■ Supplied information
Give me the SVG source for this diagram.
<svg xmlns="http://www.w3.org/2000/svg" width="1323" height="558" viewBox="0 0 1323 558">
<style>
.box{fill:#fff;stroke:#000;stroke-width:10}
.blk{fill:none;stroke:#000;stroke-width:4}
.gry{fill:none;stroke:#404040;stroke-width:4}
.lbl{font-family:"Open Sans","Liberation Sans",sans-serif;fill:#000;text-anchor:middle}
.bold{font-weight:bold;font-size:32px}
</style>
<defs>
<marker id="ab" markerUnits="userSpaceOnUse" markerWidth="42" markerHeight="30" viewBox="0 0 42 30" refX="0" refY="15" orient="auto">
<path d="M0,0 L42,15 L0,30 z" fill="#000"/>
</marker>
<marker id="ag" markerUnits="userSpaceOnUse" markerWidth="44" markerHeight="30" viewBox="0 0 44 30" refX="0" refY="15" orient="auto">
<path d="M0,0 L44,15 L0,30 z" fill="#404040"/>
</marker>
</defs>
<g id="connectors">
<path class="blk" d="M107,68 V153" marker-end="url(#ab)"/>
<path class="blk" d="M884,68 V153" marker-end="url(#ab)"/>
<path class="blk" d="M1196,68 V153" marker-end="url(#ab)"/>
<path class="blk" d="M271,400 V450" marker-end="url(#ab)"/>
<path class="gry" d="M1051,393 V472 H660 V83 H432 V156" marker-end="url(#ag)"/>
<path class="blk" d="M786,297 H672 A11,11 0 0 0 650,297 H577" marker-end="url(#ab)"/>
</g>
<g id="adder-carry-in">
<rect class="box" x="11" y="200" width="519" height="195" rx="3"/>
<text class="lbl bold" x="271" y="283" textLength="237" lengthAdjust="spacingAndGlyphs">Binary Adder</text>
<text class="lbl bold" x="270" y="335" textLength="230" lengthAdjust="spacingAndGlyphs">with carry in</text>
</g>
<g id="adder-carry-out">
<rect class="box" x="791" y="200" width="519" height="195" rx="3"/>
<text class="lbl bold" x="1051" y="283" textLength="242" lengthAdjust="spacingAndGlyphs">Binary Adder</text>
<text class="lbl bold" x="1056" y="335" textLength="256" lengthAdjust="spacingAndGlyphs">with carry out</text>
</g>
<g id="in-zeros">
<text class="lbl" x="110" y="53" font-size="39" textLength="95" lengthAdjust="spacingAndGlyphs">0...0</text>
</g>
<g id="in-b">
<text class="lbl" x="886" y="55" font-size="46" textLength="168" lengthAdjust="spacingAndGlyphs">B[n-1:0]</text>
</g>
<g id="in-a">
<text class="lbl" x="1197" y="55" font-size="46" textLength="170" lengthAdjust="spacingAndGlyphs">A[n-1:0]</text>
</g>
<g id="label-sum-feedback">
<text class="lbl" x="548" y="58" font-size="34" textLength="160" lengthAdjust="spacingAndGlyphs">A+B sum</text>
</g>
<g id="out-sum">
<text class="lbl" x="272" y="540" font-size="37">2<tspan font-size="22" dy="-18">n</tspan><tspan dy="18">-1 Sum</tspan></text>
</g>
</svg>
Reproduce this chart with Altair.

■ What you have to do
Go through the material above line by line and copy it exactly.

■ Final result
Give me the SVG source for this diagram.
<svg xmlns="http://www.w3.org/2000/svg" width="1323" height="558" viewBox="0 0 1323 558">
<style>
.box{fill:#fff;stroke:#000;stroke-width:10}
.blk{fill:none;stroke:#000;stroke-width:4}
.gry{fill:none;stroke:#404040;stroke-width:4}
.lbl{font-family:"Open Sans","Liberation Sans",sans-serif;fill:#000;text-anchor:middle}
.bold{font-weight:bold;font-size:32px}
</style>
<defs>
<marker id="ab" markerUnits="userSpaceOnUse" markerWidth="42" markerHeight="30" viewBox="0 0 42 30" refX="0" refY="15" orient="auto">
<path d="M0,0 L42,15 L0,30 z" fill="#000"/>
</marker>
<marker id="ag" markerUnits="userSpaceOnUse" markerWidth="44" markerHeight="30" viewBox="0 0 44 30" refX="0" refY="15" orient="auto">
<path d="M0,0 L44,15 L0,30 z" fill="#404040"/>
</marker>
</defs>
<g id="connectors">
<path class="blk" d="M107,68 V153" marker-end="url(#ab)"/>
<path class="blk" d="M884,68 V153" marker-end="url(#ab)"/>
<path class="blk" d="M1196,68 V153" marker-end="url(#ab)"/>
<path class="blk" d="M271,400 V450" marker-end="url(#ab)"/>
<path class="gry" d="M1051,393 V472 H660 V83 H432 V156" marker-end="url(#ag)"/>
<path class="blk" d="M786,297 H672 A11,11 0 0 0 650,297 H577" marker-end="url(#ab)"/>
</g>
<g id="adder-carry-in">
<rect class="box" x="11" y="200" width="519" height="195" rx="3"/>
<text class="lbl bold" x="271" y="283" textLength="237" lengthAdjust="spacingAndGlyphs">Binary Adder</text>
<text class="lbl bold" x="270" y="335" textLength="230" lengthAdjust="spacingAndGlyphs">with carry in</text>
</g>
<g id="adder-carry-out">
<rect class="box" x="791" y="200" width="519" height="195" rx="3"/>
<text class="lbl bold" x="1051" y="283" textLength="242" lengthAdjust="spacingAndGlyphs">Binary Adder</text>
<text class="lbl bold" x="1056" y="335" textLength="256" lengthAdjust="spacingAndGlyphs">with carry out</text>
</g>
<g id="in-zeros">
<text class="lbl" x="110" y="53" font-size="39" textLength="95" lengthAdjust="spacingAndGlyphs">0...0</text>
</g>
<g id="in-b">
<text class="lbl" x="886" y="55" font-size="46" textLength="168" lengthAdjust="spacingAndGlyphs">B[n-1:0]</text>
</g>
<g id="in-a">
<text class="lbl" x="1197" y="55" font-size="46" textLength="170" lengthAdjust="spacingAndGlyphs">A[n-1:0]</text>
</g>
<g id="label-sum-feedback">
<text class="lbl" x="548" y="58" font-size="34" textLength="160" lengthAdjust="spacingAndGlyphs">A+B sum</text>
</g>
<g id="out-sum">
<text class="lbl" x="272" y="540" font-size="37">2<tspan font-size="22" dy="-18">n</tspan><tspan dy="18">-1 Sum</tspan></text>
</g>
</svg>
Reproduce this chart with Altair.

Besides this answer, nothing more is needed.